Mr. Powell said the past year saw important strides for human rights and democratic freedoms in a number of countries including Iraq, where he said the United States and its allies unseated an "outlaw regime" that had flouted 12 years of UN Security Council resolutions, not the least of which were human rights measures:

Secretary Powell said,"Today Iraq no longer threatens international peace and security. Saddam Hussein's torture chambers have been put out of business. Mass graves no longer await his victims. And we are working intensively with our coalition partners and the United Nations to help the Iraqi people achieve a united stable country and move toward democracy and prosperity under a representative government that respects the rights of all its citizens."

Mr. Powell said that in 2003 an Afghanistan, freed from what he termed the "dual tyranny of the Taleban and the terrorists," established a new constitutional order that recognizes fundamental freedoms including the rights of women and minorities.

He said that in both Iraq and Afghanistan, the United States is working to insure that respect for fundamental freedoms and the rule of law are built into international reconstruction efforts, and put into practice by the new leaderships there.

The report said the United States had hoped that China would have continued with what were termed "incremental" human rights advances in 2002.

But it instead accused the Chinese leadership of "backsliding" last year with arrests of democracy activists and Internet essayists, repression of the Falun Gong spiritual movement and a continuing crackdown on Muslim Uighurs in the name of fighting terrorism.

The State Department's top official for human rights, Assistant Secretary Lorne Craner, said China's failures make it likely the United States will sponsor a resolution criticizing Beijing at the meeting of the UN Human Rights Commission opening next month in Geneva:

Mr. Craner said,"We're heading in that direction. We are still talking to China. But we over the past year have not had much progress in our own dialogue, and that has come against a backdrop of continued arrests within China but now arrests of people taking advantage of the political and structural space that has been opened up in China this past couple of years."

The report called North Korea one of the world's "most inhumane regimes" where basic freedoms are unheard of. It said Burma's extremely poor human rights record worsened with the May, 2003 attack on a convoy of opposition National League for Democracy members that left its leader Aung San Suu Kyi under arrest and hundreds of other supporters wounded, raped or dead.

It also accused Burma of "egregious abuses" of ethnic minority civilians.

The report did not spare some close U.S. allies. It said despite some positive signs, Saudi Arabia's human rights record remained poor and there were credible reports of torture and abuse of detainees by Saudi security personnel.

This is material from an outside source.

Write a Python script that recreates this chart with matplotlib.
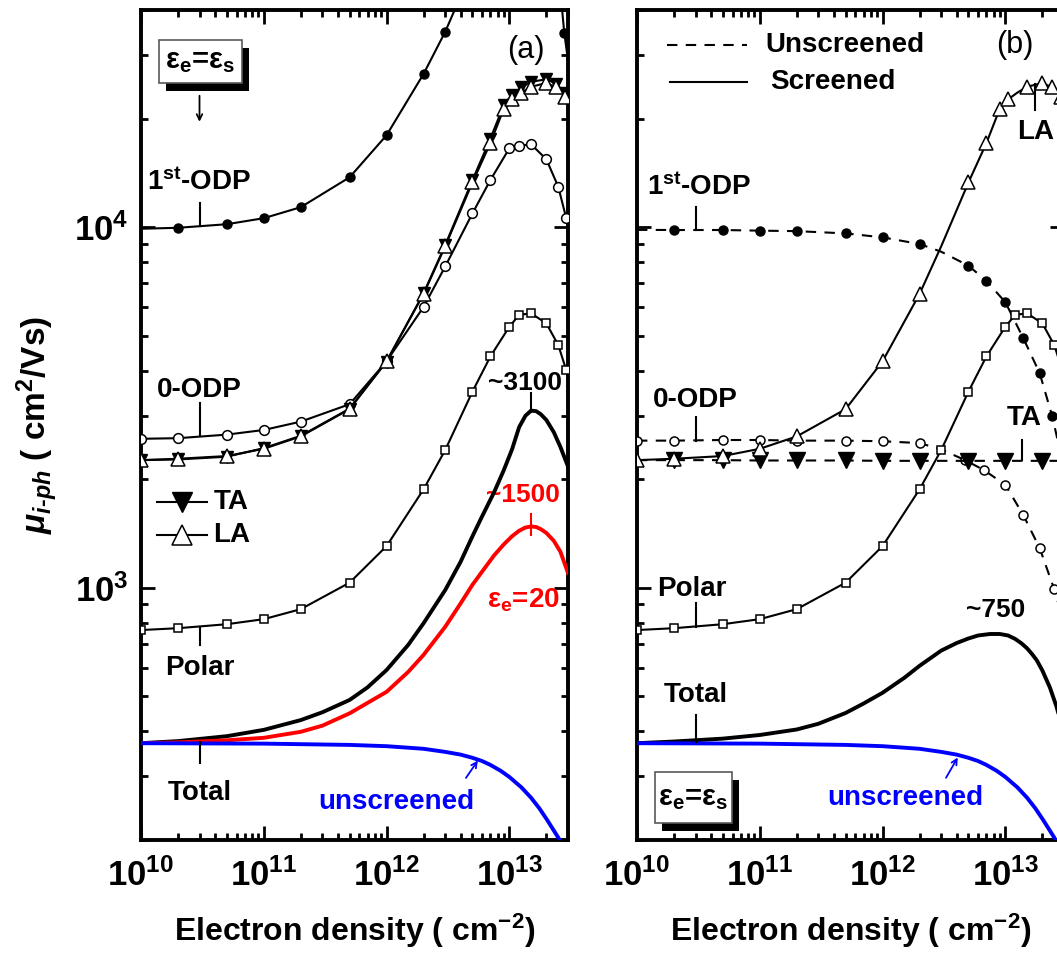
import numpy as np
import matplotlib
matplotlib.use('Agg')
import matplotlib.pyplot as plt
from matplotlib.patches import Rectangle
from matplotlib.ticker import LogLocator, FuncFormatter, NullFormatter

plt.rcParams['font.family'] = ['Liberation Sans', 'DejaVu Sans']
plt.rcParams['font.weight'] = 'bold'
plt.rcParams['axes.labelweight'] = 'bold'
plt.rcParams['mathtext.fontset'] = 'custom'
plt.rcParams['mathtext.rm'] = 'Liberation Sans:bold'
plt.rcParams['mathtext.bf'] = 'Liberation Sans:bold'
plt.rcParams['mathtext.it'] = 'Liberation Sans:bold:italic'
plt.rcParams['mathtext.default'] = 'rm'

# ---- panel (a): screened, eps_e = eps_s ----
n_a_odp1 = [1e10, 2e10, 5e10, 1e11, 2e11, 5e11, 1e12, 2e12, 3e12, 5e12, 1e13, 1.5e13, 2e13, 2.5e13, 2.8e13, 3e13]
mu_a_odp1 = [9900, 9960, 10190, 10590, 11360, 13750, 17990, 26600, 34800, 52000, 80000, 88000, 75000, 52000, 34500, 29000]

n_acoustic = [1e10, 2e10, 5e10, 1e11, 2e11, 5e11, 1e12, 2e12, 3e12, 5e12, 7e12, 9e12, 1.05e13, 1.25e13, 1.5e13, 2e13, 2.4e13, 2.85e13, 3e13]
mu_a_ta = [2260, 2270, 2310, 2440, 2640, 3140, 4240, 6560, 8920, 13500, 17600, 21800, 23300, 24400, 25300, 25700, 25000, 23500, 22800]
mu_la = [2260, 2280, 2320, 2430, 2630, 3130, 4250, 6530, 8850, 13300, 17100, 21300, 22600, 23600, 24500, 25100, 24400, 23000, 22300]

n_std = [1e10, 2e10, 5e10, 1e11, 2e11, 5e11, 1e12, 2e12, 3e12, 5e12, 7e12, 1e13, 1.2e13, 1.5e13, 2e13, 2.5e13, 2.9e13, 3e13]
mu_a_odp0 = [2590, 2600, 2660, 2740, 2890, 3230, 4250, 6010, 7780, 10920, 13510, 16550, 16800, 16980, 15420, 12940, 10600, 10000]
mu_polar = [764, 773, 793, 819, 873, 1034, 1306, 1876, 2410, 3500, 4380, 5300, 5710, 5770, 5410, 4710, 4020, 3850]

n_tot = [1e10, 2e10, 5e10, 1e11, 2e11, 3e11, 5e11, 7e11, 1e12, 1.5e12, 2e12, 3e12, 4e12, 5e12, 6e12, 7.5e12,
         9e12, 1.05e13, 1.2e13, 1.35e13, 1.5e13, 1.65e13, 1.8e13, 2e13, 2.3e13, 2.6e13, 3e13]
mu_tot_a = [371, 376, 388, 404, 430, 452, 489, 530, 592, 695, 798, 986, 1180, 1390, 1580, 1840,
            2120, 2420, 2790, 3000, 3100, 3090, 3030, 2920, 2700, 2460, 2170]
mu_tot_eps20 = [371, 373, 378, 384, 399, 415, 449, 480, 515, 585, 652, 780, 905, 1020, 1110, 1230,
                1320, 1390, 1440, 1470, 1480, 1475, 1455, 1420, 1350, 1260, 1100]

n_blue = [1e10, 1e11, 5e11, 1e12, 2e12, 3e12, 4e12, 5e12, 6e12, 7e12, 8.5e12, 1e13, 1.25e13, 1.5e13,
          1.75e13, 2e13, 2.25e13, 2.5e13, 2.75e13, 3e13]
mu_blue = [371, 370, 367, 364, 358, 351, 345, 338, 331, 323, 311, 299, 280, 262,
           245, 229, 215, 203, 191, 180]

# ---- panel (b): unscreened ODP / TA vs screened ----
n_b_odp1 = [1e10, 2e10, 5e10, 1e11, 2e11, 5e11, 1e12, 2e12, 3e12, 5e12, 7e12, 1e13, 1.4e13, 1.9e13, 2.4e13, 3e13]
mu_b_odp1 = [9830, 9820, 9820, 9780, 9750, 9610, 9370, 8980, 8550, 7820, 7100, 6190, 4920, 3940, 3000, 2150]

n_b_odp0 = [1e10, 2e10, 5e10, 1e11, 2e11, 5e11, 1e12, 2e12, 3e12, 4.7e12, 6.7e12, 1e13, 1.4e13, 1.9e13, 2.5e13, 3e13]
mu_b_odp0 = [2560, 2560, 2570, 2570, 2560, 2560, 2550, 2520, 2420, 2260, 2120, 1930, 1590, 1290, 990, 800]

n_b_ta = [1e10, 2e10, 5e10, 1e11, 2e11, 5e11, 1e12, 2e12, 5e12, 1e13, 2e13, 3e13]
mu_b_ta = [2260, 2260, 2260, 2255, 2255, 2255, 2250, 2250, 2250, 2250, 2250, 2250]

mu_tot_b = [371, 375, 382, 391, 405, 420, 450, 478, 512, 563, 608, 670, 703, 724, 738, 745,
            745, 738, 722, 702, 680, 655, 630, 590, 530, 470, 395]

x_ticks = [1e10, 1e11, 1e12, 1e13]
y_ticks = [1e3, 1e4]

fig = plt.figure(figsize=(10.57, 9.59), dpi=100)
ax_a = fig.add_axes([141 / 1057, 119 / 959, 427 / 1057, 830 / 959])
ax_b = fig.add_axes([637 / 1057, 119 / 959, 427 / 1057, 830 / 959])


def sci(v, pos):
    return r'$10^{%d}$' % int(round(np.log10(v)))


def setup(ax, left_labels):
    ax.set_xscale('log')
    ax.set_yscale('log')
    ax.set_xlim(1e10, 3e13)
    ax.set_ylim(200, 4e4)
    ax.set_xticks(x_ticks)
    ax.set_yticks(y_ticks)
    ax.xaxis.set_minor_locator(LogLocator(10, subs=np.arange(2, 10), numticks=30))
    ax.yaxis.set_minor_locator(LogLocator(10, subs=np.arange(2, 10), numticks=30))
    ax.xaxis.set_major_formatter(FuncFormatter(sci))
    ax.yaxis.set_major_formatter(FuncFormatter(sci))
    ax.xaxis.set_minor_formatter(NullFormatter())
    ax.yaxis.set_minor_formatter(NullFormatter())
    ax.tick_params(which='both', direction='in', top=True, right=True, width=2)
    ax.tick_params(which='major', length=10, labelsize=25, pad=9)
    ax.tick_params(axis='x', which='major', pad=13)
    ax.tick_params(which='minor', length=5)
    ax.tick_params(axis='y', labelleft=left_labels)
    for s in ax.spines.values():
        s.set_linewidth(2.8)
    ax.set_xlabel(r'Electron density ( cm$^{-2}$)', fontsize=23, labelpad=14)


def shadow_box(ax, x0, y0, w, h):
    ax.add_patch(Rectangle((x0 + 0.017, y0 - 0.01), w, h, transform=ax.transAxes,
                           facecolor='black', edgecolor='none', zorder=8))
    ax.add_patch(Rectangle((x0, y0), w, h, transform=ax.transAxes,
                           facecolor='white', edgecolor='0.35', lw=1.2, zorder=9))
    ax.text(x0 + w / 2, y0 + h / 2, r'ε$_e$=ε$_s$', transform=ax.transAxes,
            ha='center', va='center', fontsize=21, zorder=10)


def tick(ax, x, y0, y1, color='black'):
    ax.plot([x, x], [y0, y1], color=color, lw=1.5, zorder=6)


thin = dict(color='black', lw=1.5, zorder=3)
dash = dict(color='black', lw=1.5, zorder=3, dashes=(5, 4))

# ---------------- panel (a) ----------------
ax = ax_a
setup(ax, True)
ax.plot(n_a_odp1, mu_a_odp1, marker='o', ms=6.5, mfc='black', mec='black',
        markevery=list(range(1, 15)), **thin)
ax.plot(n_std, mu_a_odp0, marker='o', ms=7, mfc='white', mec='black', mew=1.1,
        markevery=list(range(0, 17)), **thin)
ax.plot(n_acoustic, mu_a_ta, marker='v', ms=9, mfc='black', mec='black',
        markevery=list(range(0, 18)), **thin)
ax.plot(n_acoustic, mu_la, marker='^', ms=10, mfc='white', mec='black', mew=1.1,
        markevery=list(range(0, 18)), **thin)
ax.plot(n_std, mu_polar, marker='s', ms=6, mfc='white', mec='black', mew=1.1,
        markevery=list(range(0, 17)), **thin)
ax.plot(n_tot, mu_tot_a, color='black', lw=2.8, zorder=4)
ax.plot(n_tot, mu_tot_eps20, color='#ff0000', lw=2.8, zorder=4)
ax.plot(n_blue, mu_blue, color='#0000ff', lw=2.8, zorder=4)

ax.text(1.35e13, 31000, '(a)', fontsize=22, fontweight='normal', ha='center', va='center')
shadow_box(ax, 0.042, 0.912, 0.194, 0.052)
ax.annotate('', xy=(0.137, 0.862), xytext=(0.137, 0.9), xycoords='axes fraction',
            arrowprops=dict(arrowstyle='->', lw=1.3, color='black'))

ax.text(3e10, 13300, r'1$^{st}$-ODP', fontsize=20, ha='center', va='center')
tick(ax, 3e10, 11700, 10050)
ax.text(3e10, 3540, '0-ODP', fontsize=20, ha='center', va='center')
tick(ax, 3e10, 3260, 2650)
ax.text(3e10, 600, 'Polar', fontsize=20, ha='center', va='center')
tick(ax, 3e10, 775, 695)
ax.text(3e10, 270, 'Total', fontsize=20, ha='center', va='center')
tick(ax, 3e10, 373, 327)

ax.text(1.35e13, 3700, '~3100', fontsize=19, ha='center', va='center')
tick(ax, 1.5e13, 3480, 3080)
ax.text(1.3e13, 1810, '~1500', fontsize=19, ha='center', va='center', color='#ff0000')
tick(ax, 1.5e13, 1600, 1400, color='#ff0000')
ax.text(1.3e13, 925, r'ε$_e$=20', fontsize=20, ha='center', va='center', color='#ff0000')

ax.plot([1.35e10, 3.45e10], [1730, 1730], color='black', lw=1.5)
ax.plot([2.16e10], [1730], marker='v', ms=14, mfc='black', mec='black', ls='none')
ax.text(3.9e10, 1730, 'TA', fontsize=20, ha='left', va='center')
ax.plot([1.35e10, 3.45e10], [1400, 1400], color='black', lw=1.5)
ax.plot([2.16e10], [1400], marker='^', ms=14, mfc='white', mec='black', mew=1.1, ls='none')
ax.text(3.9e10, 1400, 'LA', fontsize=20, ha='left', va='center')

ax.text(1.2e12, 255, 'unscreened', fontsize=20, ha='center', va='center', color='#0000ff')
ax.annotate('', xy=(5.7e12, 337), xytext=(4.3e12, 293),
            arrowprops=dict(arrowstyle='->', lw=1.3, color='#0000ff'))

ax.set_ylabel(r'$\mathit{\mu_{i\text{-}ph}}$ ( cm$^{2}$/Vs)', fontsize=24, labelpad=10)

# ---------------- panel (b) ----------------
ax = ax_b
setup(ax, False)
ax.plot(n_b_odp1, mu_b_odp1, marker='o', ms=6.5, mfc='black', mec='black',
        markevery=[1, 2, 3, 4, 5, 6, 7, 9, 10, 11, 12, 13, 14], **dash)
ax.plot(n_b_odp0, mu_b_odp0, marker='o', ms=6.5, mfc='white', mec='black', mew=1.1,
        markevery=[0, 1, 2, 3, 4, 5, 6, 7, 9, 10, 11, 12, 13, 14], **dash)
ax.plot(n_b_ta, mu_b_ta, marker='v', ms=11, mfc='black', mec='black',
        markevery=list(range(1, 11)), **dash)
ax.plot(n_acoustic, mu_la, marker='^', ms=10, mfc='white', mec='black', mew=1.1,
        markevery=[0, 1, 2, 3, 4, 5, 6, 7, 9, 10, 11, 12, 14, 15, 16, 17], **thin)
ax.plot(n_std, mu_polar, marker='s', ms=6, mfc='white', mec='black', mew=1.1,
        markevery=list(range(0, 17)), **thin)
ax.plot(n_tot, mu_tot_b, color='black', lw=2.8, zorder=4)
ax.plot(n_blue, mu_blue, color='#0000ff', lw=2.8, zorder=4)

ax.plot([1.77e10, 7.9e10], [32000, 32000], **dash)
ax.text(1.12e11, 32000, 'Unscreened', fontsize=20, ha='left', va='center')
ax.plot([1.87e10, 7.9e10], [25250, 25250], **thin)
ax.text(1.21e11, 25250, 'Screened', fontsize=20, ha='left', va='center')
ax.text(1.2e13, 32000, '(b)', fontsize=22, fontweight='normal', ha='center', va='center')

ax.text(3.2e10, 12900, r'1$^{st}$-ODP', fontsize=20, ha='center', va='center')
tick(ax, 3e10, 11370, 9820)
ax.text(3e10, 3320, '0-ODP', fontsize=20, ha='center', va='center')
tick(ax, 3e10, 2980, 2560)
ax.text(1.43e13, 2960, 'TA', fontsize=20, ha='center', va='center')
tick(ax, 1.37e13, 2570, 2260)
ax.text(1.75e13, 18400, 'LA', fontsize=20, ha='center', va='center')
tick(ax, 1.73e13, 24900, 21100)
ax.text(2.8e10, 996, 'Polar', fontsize=20, ha='center', va='center')
tick(ax, 3e10, 908, 779)
ax.text(3e10, 505, 'Total', fontsize=20, ha='center', va='center')
tick(ax, 3e10, 444, 373)
ax.text(8.3e12, 868, '~750', fontsize=19, ha='center', va='center')

shadow_box(ax, 0.042, 0.0205, 0.18, 0.0614)
ax.text(1.54e12, 261, 'unscreened', fontsize=20, ha='center', va='center', color='#0000ff')
ax.annotate('', xy=(4.2e12, 344), xytext=(3.2e12, 293),
            arrowprops=dict(arrowstyle='->', lw=1.3, color='#0000ff'))

fig.savefig('out.png', dpi=100)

It said Israeli security forces committed serious human rights abuses against Palestinian detainees and used excessive force in raids into Palestinian areas. But it also said members of Palestinian security services and members of Yasser Arafat's Fatah movement took part with terrorist factions in attacks on Israeli civilians inside Israel's pre-1967 borders and in West Bank and Gaza settlements.

Mr. Craner said the ultimate answer to those human rights problems is an Israel-Palestinian peace accord:

Mr. Craner said, "These are issues that we're always addressing. But clearly the majority of these issues are going to be solved when there is peace between a Palestinian state and Israel. And until you have that, the majority of these human rights violations on both sides, I should add, are going to continue."

The report spoke of a "dramatic worsening" of human rights abuses in Cuba underlined by the long prison terms handed down to 75 prominent rights activists.

The outlook was not entirely bleak, with the report highlighting democratization strides in Arab states including Qatar, Oman, Yemen and Jordan.

It also said some Central Asian governments, including the Kyrgyz Republic, were showing signs of recognizing the importance of human rights, though it said Turkmenistan intensified a harsh crackdown on political opponents.